Instruction → Set down, exactly as written, the lines from the top of the data to the line that holds "minimum width=300pt] (korjaa)", and omit the pictures.
################
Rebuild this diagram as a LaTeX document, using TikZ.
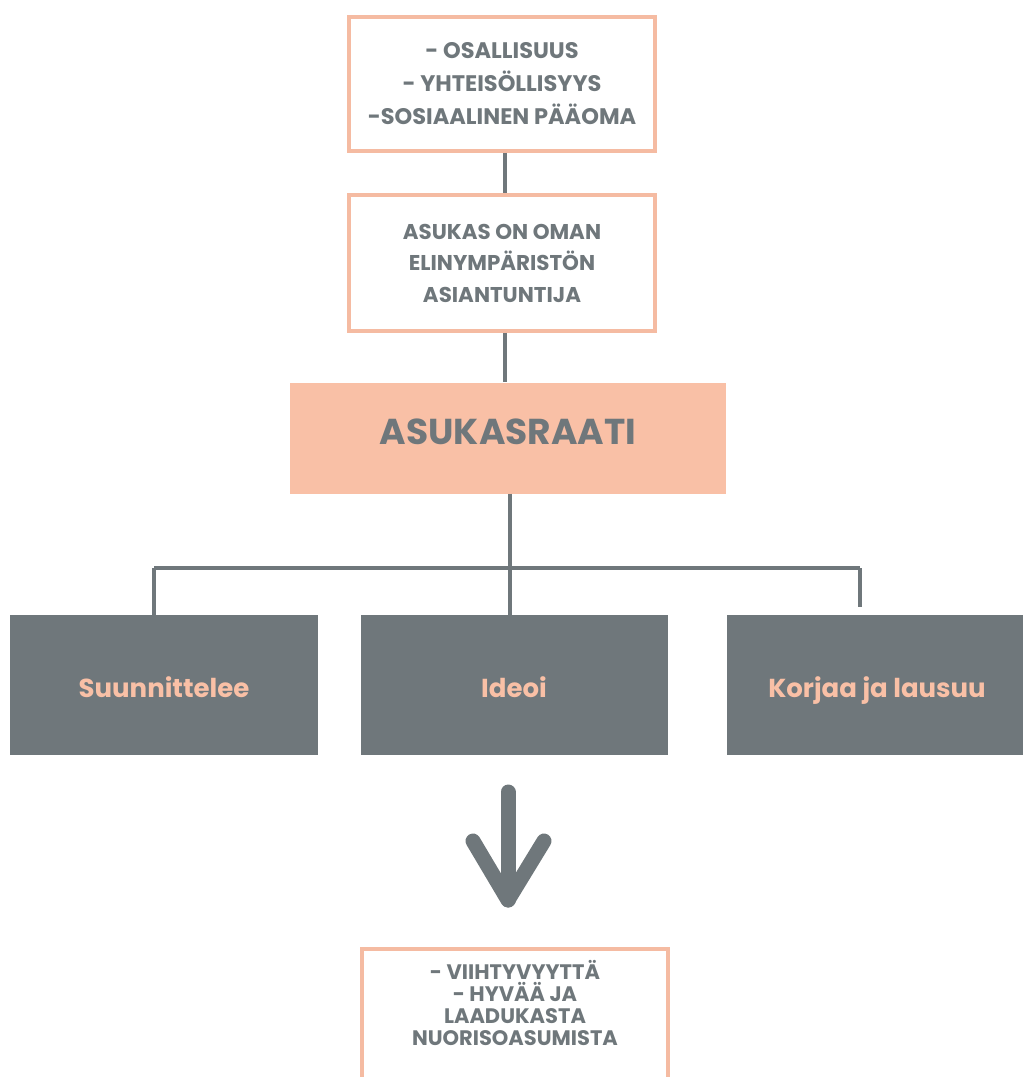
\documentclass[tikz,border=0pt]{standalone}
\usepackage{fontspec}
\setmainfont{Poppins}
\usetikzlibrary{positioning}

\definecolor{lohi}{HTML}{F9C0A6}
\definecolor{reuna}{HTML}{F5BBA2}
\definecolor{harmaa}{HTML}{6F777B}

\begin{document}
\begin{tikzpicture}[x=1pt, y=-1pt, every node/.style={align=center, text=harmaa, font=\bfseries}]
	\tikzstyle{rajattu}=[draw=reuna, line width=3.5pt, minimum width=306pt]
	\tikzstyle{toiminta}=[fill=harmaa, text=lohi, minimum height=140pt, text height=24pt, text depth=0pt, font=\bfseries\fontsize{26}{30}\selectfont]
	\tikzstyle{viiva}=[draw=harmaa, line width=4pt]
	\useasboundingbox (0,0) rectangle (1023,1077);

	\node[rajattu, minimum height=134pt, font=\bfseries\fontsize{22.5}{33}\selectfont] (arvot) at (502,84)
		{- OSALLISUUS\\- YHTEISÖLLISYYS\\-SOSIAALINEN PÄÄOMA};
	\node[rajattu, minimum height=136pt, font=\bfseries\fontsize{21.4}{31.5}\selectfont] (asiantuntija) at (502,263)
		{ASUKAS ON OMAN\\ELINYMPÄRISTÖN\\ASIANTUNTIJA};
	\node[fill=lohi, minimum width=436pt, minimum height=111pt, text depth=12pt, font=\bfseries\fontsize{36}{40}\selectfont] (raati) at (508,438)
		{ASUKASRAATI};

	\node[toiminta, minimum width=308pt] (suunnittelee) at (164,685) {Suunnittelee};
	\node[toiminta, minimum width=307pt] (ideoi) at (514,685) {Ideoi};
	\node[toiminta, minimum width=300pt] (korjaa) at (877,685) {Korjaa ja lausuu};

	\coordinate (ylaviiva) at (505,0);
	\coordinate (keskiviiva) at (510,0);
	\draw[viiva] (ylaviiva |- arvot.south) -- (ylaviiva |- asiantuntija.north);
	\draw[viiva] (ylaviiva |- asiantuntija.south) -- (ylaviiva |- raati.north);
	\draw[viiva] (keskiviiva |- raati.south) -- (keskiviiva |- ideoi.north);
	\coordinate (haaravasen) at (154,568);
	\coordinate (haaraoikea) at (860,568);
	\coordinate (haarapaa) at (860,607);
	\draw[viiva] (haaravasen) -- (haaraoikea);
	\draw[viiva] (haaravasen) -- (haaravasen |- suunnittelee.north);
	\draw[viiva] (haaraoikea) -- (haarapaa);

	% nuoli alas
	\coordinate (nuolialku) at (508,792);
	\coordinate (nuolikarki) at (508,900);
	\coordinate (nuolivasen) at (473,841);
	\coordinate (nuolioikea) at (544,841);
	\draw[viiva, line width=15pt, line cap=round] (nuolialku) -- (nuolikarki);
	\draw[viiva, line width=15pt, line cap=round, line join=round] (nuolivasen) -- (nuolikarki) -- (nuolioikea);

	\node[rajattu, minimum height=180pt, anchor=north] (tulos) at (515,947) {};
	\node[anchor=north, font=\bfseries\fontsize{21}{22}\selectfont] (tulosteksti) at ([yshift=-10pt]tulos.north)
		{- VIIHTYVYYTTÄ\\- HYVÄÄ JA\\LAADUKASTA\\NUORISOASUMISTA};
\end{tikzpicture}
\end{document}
################
Result below →
Rebuild this diagram as a LaTeX document, using TikZ.
\documentclass[tikz,border=0pt]{standalone}
\usepackage{fontspec}
\setmainfont{Poppins}
\usetikzlibrary{positioning}

\definecolor{lohi}{HTML}{F9C0A6}
\definecolor{reuna}{HTML}{F5BBA2}
\definecolor{harmaa}{HTML}{6F777B}

\begin{document}
\begin{tikzpicture}[x=1pt, y=-1pt, every node/.style={align=center, text=harmaa, font=\bfseries}]
	\tikzstyle{rajattu}=[draw=reuna, line width=3.5pt, minimum width=306pt]
	\tikzstyle{toiminta}=[fill=harmaa, text=lohi, minimum height=140pt, text height=24pt, text depth=0pt, font=\bfseries\fontsize{26}{30}\selectfont]
	\tikzstyle{viiva}=[draw=harmaa, line width=4pt]
	\useasboundingbox (0,0) rectangle (1023,1077);

	\node[rajattu, minimum height=134pt, font=\bfseries\fontsize{22.5}{33}\selectfont] (arvot) at (502,84)
		{- OSALLISUUS\\- YHTEISÖLLISYYS\\-SOSIAALINEN PÄÄOMA};
	\node[rajattu, minimum height=136pt, font=\bfseries\fontsize{21.4}{31.5}\selectfont] (asiantuntija) at (502,263)
		{ASUKAS ON OMAN\\ELINYMPÄRISTÖN\\ASIANTUNTIJA};
	\node[fill=lohi, minimum width=436pt, minimum height=111pt, text depth=12pt, font=\bfseries\fontsize{36}{40}\selectfont] (raati) at (508,438)
		{ASUKASRAATI};

	\node[toiminta, minimum width=308pt] (suunnittelee) at (164,685) {Suunnittelee};
	\node[toiminta, minimum width=307pt] (ideoi) at (514,685) {Ideoi};
	\node[toiminta, minimum width=300pt] (korjaa) at (877,685) {Korjaa ja lausuu};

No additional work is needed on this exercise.